Lo interesante del fenómeno Maradona no son tanto las disputas sobre los méritos de su persona sino las estructuras sociales que distribuyen esos reconocimientos. Si lloramos al “dios” del fútbol, veamos los mecanismos de su iglesia y los estrechos límites de sus posibilidades.  Esa estructura hace imposible que hoy ese reconocimiento (ese amor, esa devoción) recaiga sobre una mujer futbolista, sobre cualquier deportista trans, sobre cualquier varón que no se visibilice como otra cosa que heterosexual cis.

El fútbol es al mismo tiempo el lugar por excelencia de reconocimiento social, el emblema de la masculinidad, de unanimismo nacional. De la escasa galería de millonarios que tenemos en nuestro país, los más visibles son futbolistas. Las mujeres más reconocidas en el medio, “botineras” como mucho. Si se juzga por el estado de las instituciones futbolísticas las mujeres no son bienvenidas, y ni las personas trans, ni los varones gays existen. No es la psiquiatría del siglo XIX ni la industria cinematográfica de los años ’40 sino el estado actual del deporte más popular en un país que gusta de autodenominarse “vanguardia en derechos humanos”.

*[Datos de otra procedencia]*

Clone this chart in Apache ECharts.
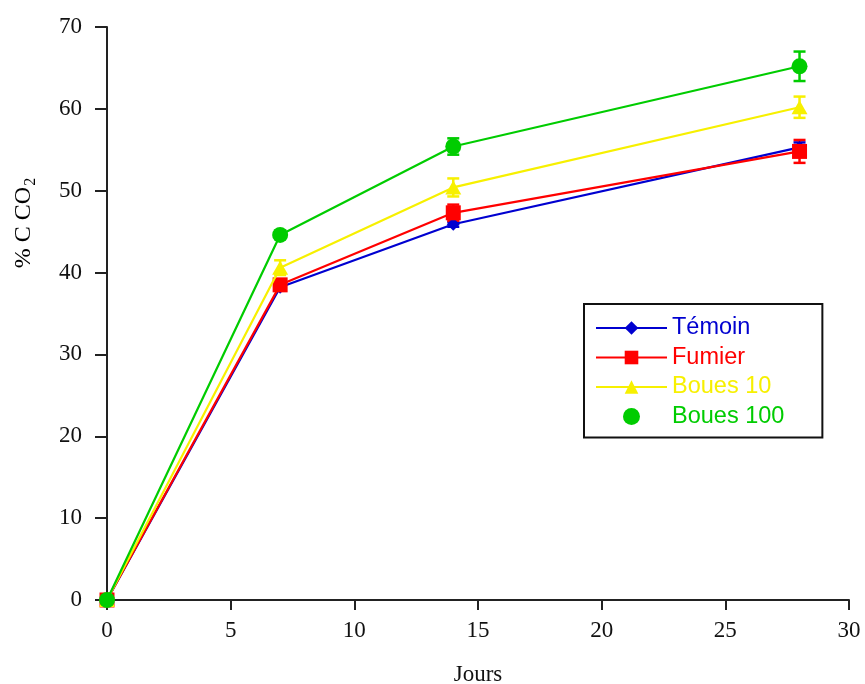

Para entender el fenómeno Maradona, caer en el endiosamiento o la demonización no hace más que contribuir a la confusión general, tanto más peligrosa por desatadas las pasiones y tanto más complejo por la superposición de capas de significaciones individuales y colectivas que se proyectan sobre él. El criterio del juicio absoluto no sólo no colabora, sino que como principio político y cultural nos ha llevado a extremos trágicos. Por un lado, encarna esencias culturales y nacionales que dan valor a expensas del apotegma: apátridas, traidores a la patria y al pueblo. Por otro, colabora a que movimientos emancipadores se constituyan en iglesias rígidas y homogéneas, como nos enseñó el siglo pasado. El feminismo y su componente LGBTIQNB+ no está exento de estos peligros. Para evitarlo sería bueno atender a que, si es inevitable erigir altares, que estos por lo menos sean efímeros, profanos, imperfectos. 

Maradona, Dios y el anticristo son nombres para la pureza conceptual tanto del lado del bien como del mal, de lo recto y de los desviado, del “nosotres” y del “elles”. El lenguaje inclusivo no nos previene de ese peligro, la causa feminista tampoco. Renunciar al juicio absoluto no implica abdicar de la aspiración de la justicia ni del sueño del mundo antipatriarcal.  Aunque estemos todavía lejos de ese sueño, la crecida de la marea se siente, y acaso sea pertinente ir preguntándonos algo central en el ejercicio del poder a medida que la vastedad y la variedad del abuso patriarcal se hunde en aguas verdes: ¿seremos capaces de perdonar?